### Supplied material
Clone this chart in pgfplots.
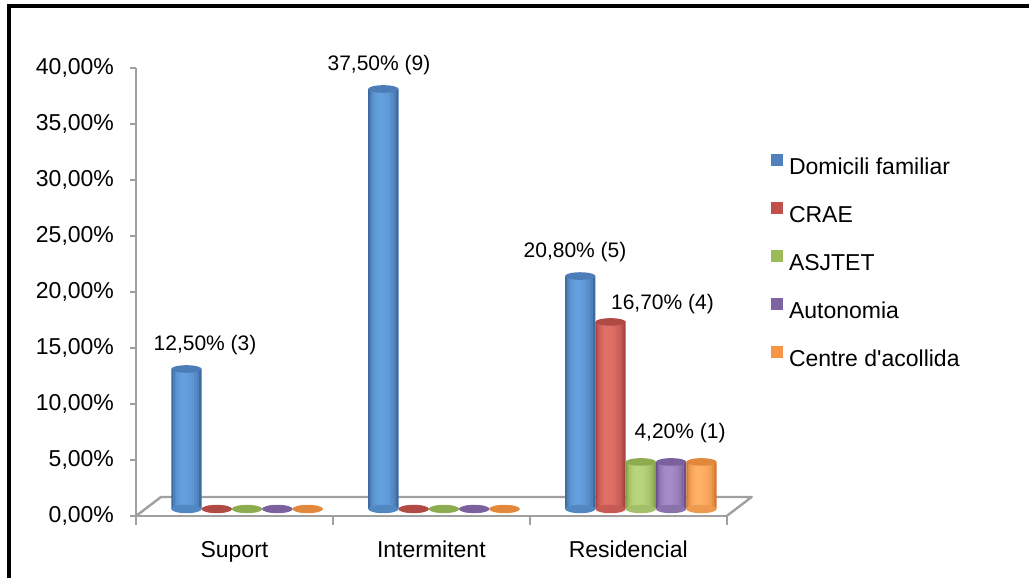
\documentclass[border=0pt]{standalone}
\usepackage{fontspec}
\setmainfont{Liberation Sans}
\usepackage{pgfplots}
\usepackage{pgfplotstable}
\pgfplotsset{compat=1.18}

% frame and legend colours
\definecolor{axgray}{RGB}{160,160,160}
\definecolor{lgBlue}{HTML}{4F81BD}
\definecolor{lgRed}{HTML}{C0504D}
\definecolor{lgGreen}{HTML}{9BBB59}
\definecolor{lgPurple}{HTML}{8064A2}
\definecolor{lgOrange}{HTML}{F79646}
% cylinder body shading (edge / highlight) and cap colours
\definecolor{bBlueD}{HTML}{3D6AA0}\definecolor{bBlueL}{HTML}{64A0DE}\definecolor{cBlue}{HTML}{4C7DB9}
\definecolor{bRedD}{HTML}{A6433F}\definecolor{bRedL}{HTML}{E06F67}\definecolor{cRed}{HTML}{B04A45}
\definecolor{bGreenD}{HTML}{86A34C}\definecolor{bGreenL}{HTML}{BAD67D}\definecolor{cGreen}{HTML}{8DAC50}
\definecolor{bPurpleD}{HTML}{6A528D}\definecolor{bPurpleL}{HTML}{A58CC8}\definecolor{cPurple}{HTML}{7A619D}
\definecolor{bOrangeD}{HTML}{D67A31}\definecolor{bOrangeL}{HTML}{FFB266}\definecolor{cOrange}{HTML}{E2883C}

% elliptic caps of the cylinders
\pgfdeclareplotmark{cyltop}{\pgfpathellipse{\pgfpointorigin}{\pgfqpoint{7.575pt}{0pt}}{\pgfqpoint{0pt}{1.9pt}}\pgfusepathqfill}
\pgfdeclareplotmark{cylbot}{\pgfpathellipse{\pgfpointorigin}{\pgfqpoint{7.575pt}{0pt}}{\pgfqpoint{0pt}{2.1pt}}\pgfusepathqfill}

\pgfplotstableread{
x y
0 12.5
1 37.5
2 20.8
}\tDom
\pgfplotstableread{
x y
0 0
1 0
2 16.7
}\tCrae
\pgfplotstableread{
x y
0 0
1 0
2 4.2
}\tAsj
\pgfplotstableread{
x y
0 0
1 0
2 4.2
}\tAut
\pgfplotstableread{
x y
0 0
1 0
2 4.2
}\tCen
\pgfplotstableread{
x y dx dy label
0 12.5 -21.0 11.75 {12,50\% (3)}
1 37.5 -32.5 11.75 {37,50\% (9)}
2 20.8 -32.9 11.75 {20,80\% (5)}
2 16.7 10.8 9.0 {16,70\% (4)}
2 4.2 19.6 14.25 {4,20\% (1)}
}\tLab

% one body layer: #1 table, #2 series offset (pt), #3 layer width, #4 layer offset, #5 colour
\newcommand{\cyllayer}[5]{%
  \addplot[ybar, bar width=#3pt, bar shift={#2pt+#4pt}, draw=none, fill=#5]
    table[x=x, y=y] {#1};
}
% one cylinder series: bottom rim, body shaded in nested layers, top cap
% #1 table, #2 offset, #3 edge colour, #4 highlight colour, #5 cap colour
\newcommand{\cylseries}[5]{%
  \addplot[only marks, mark=cylbot, color=#4!55!#3, mark options={xshift=#2pt}]
    table[x=x, y expr=0] {#1};
  \cyllayer{#1}{#2}{15.15}{0}{#3}
  \cyllayer{#1}{#2}{13.13}{-0.202}{#4!40!#3}
  \cyllayer{#1}{#2}{11.11}{-0.404}{#4!62!#3}
  \cyllayer{#1}{#2}{9.09}{-0.606}{#4!78!#3}
  \cyllayer{#1}{#2}{7.07}{-0.808}{#4!88!#3}
  \cyllayer{#1}{#2}{5.05}{-1.01}{#4!95!#3}
  \cyllayer{#1}{#2}{3.03}{-1.212}{#4}
  \addplot[only marks, mark=cyltop, color=#5, mark options={xshift=#2pt}]
    table[x=x, y=y] {#1};
}

\begin{document}
\begin{tikzpicture}
\useasboundingbox (0,0) rectangle (514.5pt,289pt);
\fill[white] (0,0) rectangle (514.5pt,289pt);

% value axis, categories, floor and legend
\begin{axis}[
  at={(68pt,31pt)}, anchor=south west,
  scale only axis, width=295.35pt, height=224pt,
  xmin=-0.5, xmax=2.5, ymin=0, ymax=40,
  axis lines*=left,
  axis line style={draw=axgray, line width=1.2pt},
  xtick={0,1,2}, xticklabels={Suport,Intermitent,Residencial},
  minor xtick={-0.5,0.5,1.5,2.5},
  ytick={0,5,10,15,20,25,30,35,40},
  yticklabels={{0,00\%},{5,00\%},{10,00\%},{15,00\%},{20,00\%},{25,00\%},{30,00\%},{35,00\%},{40,00\%}},
  tick align=outside, major tick length=3pt, minor tick length=4.5pt,
  tick style={draw=axgray, line width=1pt},
  major x tick style={draw=none},
  tick label style={font=\fontsize{11.5}{13.8}\selectfont, text=black},
  yticklabel style={xshift=-4.5pt},
  xticklabel style={yshift=-6pt},
  clip=false,
  legend cell align=left,
  legend image code/.code={\fill[#1, draw=none] (0pt,1.1pt) rectangle (6pt,7.1pt);},
  legend style={at={(axis description cs:1.075,0.808)}, anchor=north west,
    draw=none, fill=none, inner sep=0pt, outer sep=0pt, row sep=11.45pt,
    font=\fontsize{11.5}{13.8}\selectfont,
    nodes={inner sep=0pt, text height=8.5pt, text depth=2.5pt},
    /tikz/every odd column/.append style={column sep=3pt}},
]
\draw[axgray, line width=1.2pt, line join=round]
  (axis cs:-0.5,0) -- ([shift={(12.5pt,9.5pt)}]axis cs:-0.5,0)
  -- ([shift={(12.5pt,9.5pt)}]axis cs:2.5,0) -- (axis cs:2.5,0);
\addlegendimage{fill=lgBlue}\addlegendentry{Domicili familiar}
\addlegendimage{fill=lgRed}\addlegendentry{CRAE}
\addlegendimage{fill=lgGreen}\addlegendentry{ASJTET}
\addlegendimage{fill=lgPurple}\addlegendentry{Autonomia}
\addlegendimage{fill=lgOrange}\addlegendentry{Centre d\textquotesingle{}acollida}
\end{axis}

% cylinders, set half-way into the floor depth
\begin{axis}[
  at={(74.3pt,34.5pt)}, anchor=south west,
  scale only axis, width=295.35pt, height=224pt,
  xmin=-0.5, xmax=2.5, ymin=0, ymax=40,
  hide axis, clip=false,
]
\cylseries{\tDom}{-30.3}{bBlueD}{bBlueL}{cBlue}
\cylseries{\tCrae}{-15.15}{bRedD}{bRedL}{cRed}
\cylseries{\tAsj}{0}{bGreenD}{bGreenL}{cGreen}
\cylseries{\tAut}{15.15}{bPurpleD}{bPurpleL}{cPurple}
\cylseries{\tCen}{30.3}{bOrangeD}{bOrangeL}{cOrange}
\addplot[draw=none, mark=none, nodes near coords, point meta=explicit symbolic,
  visualization depends on={\thisrow{dx}\as\labdx},
  visualization depends on={\thisrow{dy}\as\labdy},
  nodes near coords style={anchor=center, xshift=\labdx pt, yshift=\labdy pt,
    font=\fontsize{10.5}{12.6}\selectfont, text=black, inner sep=0pt}]
  table[x=x, y=y, meta=label] {\tLab};
\end{axis}

% chart border
\draw[black, line width=1.6pt] (4.5pt,-10pt) -- (4.5pt,286pt) -- (530pt,286pt);
\end{tikzpicture}
\end{document}
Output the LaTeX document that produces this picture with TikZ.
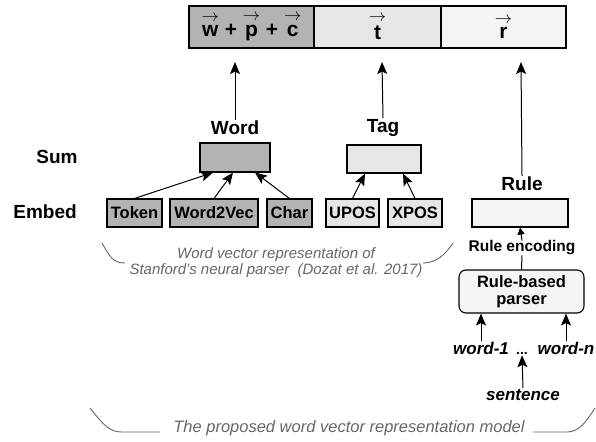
\documentclass[tikz,border=0pt]{standalone}
\usepackage{fontspec}
\setmainfont{Liberation Sans}
\usetikzlibrary{arrows.meta}
\definecolor{wordgray}{HTML}{B3B3B3}
\definecolor{taggray}{HTML}{E6E6E6}
\definecolor{rulegray}{HTML}{F4F4F4}
\definecolor{notegray}{HTML}{666666}
\newcommand{\vecarr}[1]{$\stackrel{\raisebox{2pt}{\fontsize{16}{16}\selectfont$\rightarrow$}}{\mbox{#1}}$}
\tikzset{
  lbl/.style={font=\fontsize{19}{21}\selectfont\bfseries, inner sep=1pt},
  box/.style={draw, line width=1.1pt, minimum height=28pt, inner sep=0pt,
    font=\fontsize{16.5}{18}\selectfont\bfseries},
  cell/.style={draw, line width=1.3pt, minimum height=42pt, minimum width=125pt,
    inner sep=0pt, font=\fontsize{21}{24}\selectfont\bfseries},
  arr/.style={line width=1pt, -{Stealth[length=12pt,width=10pt,inset=2.5pt]}},
  note/.style={color=notegray, font=\fontsize{15}{16}\selectfont\itshape, align=center, inner sep=0pt},
  brace/.style={color=notegray, line width=0.9pt},
  inword/.style={font=\fontsize{17}{18}\selectfont\bfseries\itshape, inner sep=1pt},
}
\begin{document}
\begin{tikzpicture}[x=1pt,y=-1pt]
  \useasboundingbox (0,0) rectangle (596,441);

  \node[cell, fill=wordgray] (wvec) at (251.5,27) {\vecarr{w} + \vecarr{p} + \vecarr{c}};
  \node[cell, fill=taggray, minimum width=127pt] (tvec) at (377.5,27) {\vecarr{t}};
  \node[cell, fill=rulegray] (rvec) at (503.5,27) {\vecarr{r}};

  \node[lbl] (sum) at (57,157) {Sum};
  \node[lbl] (embed) at (45,212) {Embed};

  \node[lbl] (word) at (235,128) {Word};
  \node[box, fill=wordgray, minimum width=70pt, minimum height=29pt] (wordsum) at (235,157.5) {};
  \node[box, fill=wordgray, minimum width=55pt] (token) at (134.5,213) {Token};
  \node[box, fill=wordgray, minimum width=88pt] (w2v) at (214,213) {Word2Vec};
  \node[box, fill=wordgray, minimum width=45pt] (char) at (289.5,213) {Char};

  \node[lbl] (tag) at (383,128) {Tag};
  \node[box, fill=taggray, minimum width=74pt] (tagsum) at (384,159) {};
  \node[box, fill=taggray, minimum width=53pt] (upos) at (352.5,213) {UPOS};
  \node[box, fill=taggray, minimum width=54pt] (xpos) at (415,213) {XPOS};

  \node[lbl] (rule) at (522,184) {Rule};
  \node[box, fill=rulegray, minimum width=96pt] (rulebox) at (520,213) {};
  \node[font=\fontsize{15.5}{17}\selectfont\bfseries, inner sep=0pt] (enc) at (522,248) {Rule encoding};
  \node[box, fill=rulegray, rounded corners=7pt, minimum width=125pt, minimum height=43pt,
    align=center, font=\fontsize{16.5}{17}\selectfont\bfseries] (parser) at (521.5,291.5) {Rule-based\\parser};

  \node[inword] (w1) at (481,348) {word-1};
  \node[inword] (wn) at (566,348) {word-n};
  \node[font=\fontsize{14}{16}\selectfont\bfseries, inner sep=1pt] (dots) at (522,353) {...};
  \node[inword] (sent) at (523,395) {sentence};

  \coordinate (wtip) at (235,62);
  \coordinate (ttip) at (382,62);
  \coordinate (rtip) at (521,62);
  \draw[arr] (word.north) -- (wtip);
  \draw[arr] (tag.north) -- (ttip);
  \draw[arr] (rule.north) -- (rtip);

  \draw[arr] (token.north) -- ([xshift=-22pt]wordsum.south);
  \draw[arr] (w2v.north) -- ([xshift=-2pt]wordsum.south);
  \draw[arr] (char.north) -- ([xshift=20pt]wordsum.south);
  \draw[arr] (upos.north) -- ([xshift=-19pt]tagsum.south);
  \draw[arr] (xpos.north) -- ([xshift=19pt]tagsum.south);

  \draw[line width=1pt, -{Triangle[length=7pt,width=7pt]}] (enc.north) -- (rulebox.south);
  \draw[line width=1pt] (parser.north) -- (enc.south);
  \draw[arr] (w1.north) -- (w1.north |- parser.south);
  \draw[arr] (wn.north) -- (wn.north |- parser.south);
  \draw[arr] (sent.north) -- (dots.south);

  \node[note] (stanford) at (276,263) {Word vector representation of\\Stanford's neural parser~~(Dozat et al. 2017)};
  \draw[brace] (102,243) .. controls (110,257) and (113,263) .. (125,263);
  \draw[brace] (423,263) .. controls (436,263) and (445,255) .. (453,243);

  \node[note, font=\fontsize{16.5}{18}\selectfont\itshape] (model) at (349,428) {The proposed word vector representation model};
  \draw[brace] (90,408) .. controls (104,426) and (110,432) .. (122,432) -- (160,432);
  \draw[brace] (533,432) -- (567,432) .. controls (579,432) and (586,422) .. (595,408);
\end{tikzpicture}
\end{document}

### To do
Take every line from the data that contains the word "chart".

### Response for this exercise
Clone this chart in pgfplots.
% chart border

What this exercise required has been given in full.